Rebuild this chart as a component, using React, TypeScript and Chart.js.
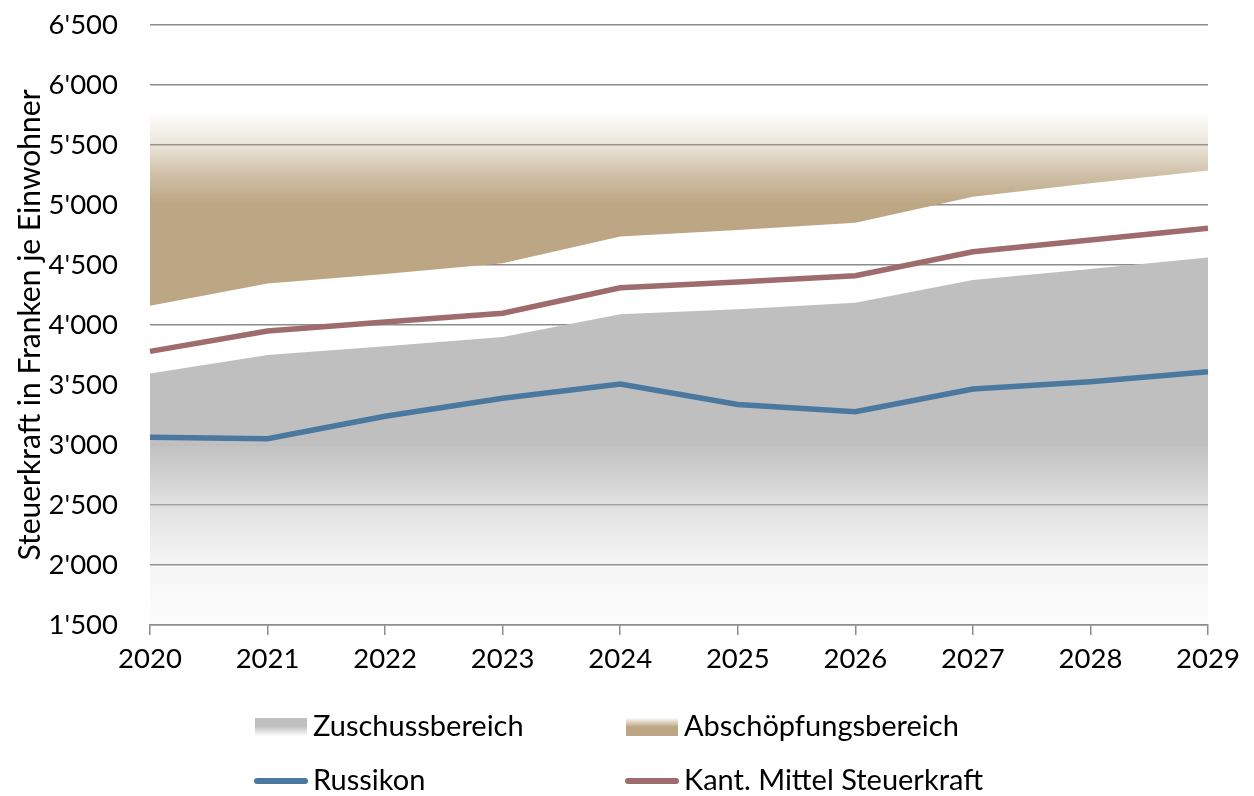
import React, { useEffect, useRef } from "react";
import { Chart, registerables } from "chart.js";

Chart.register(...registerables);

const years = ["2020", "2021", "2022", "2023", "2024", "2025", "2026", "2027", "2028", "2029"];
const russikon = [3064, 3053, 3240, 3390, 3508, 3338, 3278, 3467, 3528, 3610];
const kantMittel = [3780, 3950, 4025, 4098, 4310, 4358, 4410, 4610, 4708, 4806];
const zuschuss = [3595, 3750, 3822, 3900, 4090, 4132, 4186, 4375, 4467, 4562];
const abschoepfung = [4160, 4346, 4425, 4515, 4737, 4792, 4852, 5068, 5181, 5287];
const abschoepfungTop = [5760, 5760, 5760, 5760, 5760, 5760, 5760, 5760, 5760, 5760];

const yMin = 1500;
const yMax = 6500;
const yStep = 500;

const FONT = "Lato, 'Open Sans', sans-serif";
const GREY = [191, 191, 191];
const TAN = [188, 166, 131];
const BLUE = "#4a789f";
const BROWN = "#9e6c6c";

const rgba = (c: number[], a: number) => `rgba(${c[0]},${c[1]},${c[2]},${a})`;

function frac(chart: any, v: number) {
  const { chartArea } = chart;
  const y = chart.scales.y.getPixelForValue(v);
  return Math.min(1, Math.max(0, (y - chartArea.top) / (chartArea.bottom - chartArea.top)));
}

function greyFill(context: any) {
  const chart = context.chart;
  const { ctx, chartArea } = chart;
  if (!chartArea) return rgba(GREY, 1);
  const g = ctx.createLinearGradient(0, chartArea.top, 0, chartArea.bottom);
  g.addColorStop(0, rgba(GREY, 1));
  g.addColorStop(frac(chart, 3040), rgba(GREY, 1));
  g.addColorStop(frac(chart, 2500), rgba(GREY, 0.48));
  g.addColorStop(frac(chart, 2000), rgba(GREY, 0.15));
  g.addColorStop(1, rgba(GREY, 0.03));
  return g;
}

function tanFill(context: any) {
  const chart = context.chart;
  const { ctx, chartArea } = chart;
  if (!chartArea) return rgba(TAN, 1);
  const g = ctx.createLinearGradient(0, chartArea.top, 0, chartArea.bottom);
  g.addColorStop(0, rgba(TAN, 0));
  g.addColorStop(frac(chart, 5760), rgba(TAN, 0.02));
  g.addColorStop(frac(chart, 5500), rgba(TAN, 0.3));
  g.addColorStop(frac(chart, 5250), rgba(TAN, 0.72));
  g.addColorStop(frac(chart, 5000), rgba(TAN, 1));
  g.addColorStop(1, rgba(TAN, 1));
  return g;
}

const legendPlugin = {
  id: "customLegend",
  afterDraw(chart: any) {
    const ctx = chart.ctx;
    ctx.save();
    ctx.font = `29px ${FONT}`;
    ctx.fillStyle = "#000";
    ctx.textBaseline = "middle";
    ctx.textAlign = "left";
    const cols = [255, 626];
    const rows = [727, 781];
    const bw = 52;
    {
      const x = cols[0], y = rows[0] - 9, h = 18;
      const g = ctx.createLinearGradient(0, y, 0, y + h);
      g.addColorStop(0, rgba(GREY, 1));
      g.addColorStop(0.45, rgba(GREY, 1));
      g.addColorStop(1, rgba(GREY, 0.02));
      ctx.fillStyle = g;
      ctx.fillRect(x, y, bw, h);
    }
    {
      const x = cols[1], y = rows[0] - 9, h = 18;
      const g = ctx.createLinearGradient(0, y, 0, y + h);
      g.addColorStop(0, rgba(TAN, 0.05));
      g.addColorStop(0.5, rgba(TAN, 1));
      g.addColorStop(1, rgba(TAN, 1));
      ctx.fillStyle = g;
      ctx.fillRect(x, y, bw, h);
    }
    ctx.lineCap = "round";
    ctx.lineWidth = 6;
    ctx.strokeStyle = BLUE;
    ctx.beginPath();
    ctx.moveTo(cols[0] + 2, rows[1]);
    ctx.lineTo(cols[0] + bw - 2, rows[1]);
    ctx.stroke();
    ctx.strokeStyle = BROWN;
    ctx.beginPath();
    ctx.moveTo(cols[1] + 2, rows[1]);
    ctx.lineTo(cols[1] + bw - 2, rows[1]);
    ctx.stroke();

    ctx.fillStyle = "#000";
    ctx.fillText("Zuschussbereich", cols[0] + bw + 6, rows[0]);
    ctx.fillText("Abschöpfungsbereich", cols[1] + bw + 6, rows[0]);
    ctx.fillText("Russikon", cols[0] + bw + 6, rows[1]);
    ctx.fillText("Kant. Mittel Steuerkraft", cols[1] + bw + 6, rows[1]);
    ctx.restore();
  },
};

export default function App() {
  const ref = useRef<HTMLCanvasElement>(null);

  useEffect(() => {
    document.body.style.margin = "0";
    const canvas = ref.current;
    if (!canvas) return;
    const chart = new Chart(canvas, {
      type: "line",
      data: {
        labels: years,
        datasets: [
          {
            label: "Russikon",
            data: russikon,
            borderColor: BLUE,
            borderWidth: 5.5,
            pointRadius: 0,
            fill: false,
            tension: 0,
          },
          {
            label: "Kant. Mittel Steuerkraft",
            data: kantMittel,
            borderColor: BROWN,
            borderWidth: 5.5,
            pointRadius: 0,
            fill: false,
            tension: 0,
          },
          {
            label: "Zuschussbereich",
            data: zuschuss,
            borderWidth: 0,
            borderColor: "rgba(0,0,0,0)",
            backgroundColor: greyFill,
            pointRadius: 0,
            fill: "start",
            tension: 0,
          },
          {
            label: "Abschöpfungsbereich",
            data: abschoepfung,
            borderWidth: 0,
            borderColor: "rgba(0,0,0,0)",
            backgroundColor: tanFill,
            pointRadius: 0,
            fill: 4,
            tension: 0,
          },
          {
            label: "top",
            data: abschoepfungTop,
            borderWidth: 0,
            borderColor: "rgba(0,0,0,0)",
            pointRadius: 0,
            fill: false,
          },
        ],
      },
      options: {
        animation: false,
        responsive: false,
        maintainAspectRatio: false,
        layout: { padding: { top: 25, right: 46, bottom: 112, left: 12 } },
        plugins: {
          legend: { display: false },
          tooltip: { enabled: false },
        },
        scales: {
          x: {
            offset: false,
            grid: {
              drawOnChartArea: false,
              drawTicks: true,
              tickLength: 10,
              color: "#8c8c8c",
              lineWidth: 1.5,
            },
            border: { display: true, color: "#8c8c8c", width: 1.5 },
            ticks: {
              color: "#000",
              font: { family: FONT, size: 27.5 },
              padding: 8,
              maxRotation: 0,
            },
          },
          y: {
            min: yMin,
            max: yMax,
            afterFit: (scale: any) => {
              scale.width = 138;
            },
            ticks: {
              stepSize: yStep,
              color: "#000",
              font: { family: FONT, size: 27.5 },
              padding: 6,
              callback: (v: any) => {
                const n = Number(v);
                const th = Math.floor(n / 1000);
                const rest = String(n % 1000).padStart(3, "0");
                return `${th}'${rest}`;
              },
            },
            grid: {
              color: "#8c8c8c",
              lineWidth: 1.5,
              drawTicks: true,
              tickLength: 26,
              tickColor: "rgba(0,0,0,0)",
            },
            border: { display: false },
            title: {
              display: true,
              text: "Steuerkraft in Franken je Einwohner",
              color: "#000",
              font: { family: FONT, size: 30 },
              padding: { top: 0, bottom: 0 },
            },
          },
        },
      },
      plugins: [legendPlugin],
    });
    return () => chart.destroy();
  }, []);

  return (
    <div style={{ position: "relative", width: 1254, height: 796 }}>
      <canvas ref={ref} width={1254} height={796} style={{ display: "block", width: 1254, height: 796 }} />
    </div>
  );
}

- _THE TASK_:
Everything from the first line of the listing above through the line that contains "Chart.register(...registerables);" is to be restated word for word, minus the pictures.

- _CORRECT OUTPUT_:
Rebuild this chart as a component, using React, TypeScript and Chart.js.
import React, { useEffect, useRef } from "react";
import { Chart, registerables } from "chart.js";

Chart.register(...registerables);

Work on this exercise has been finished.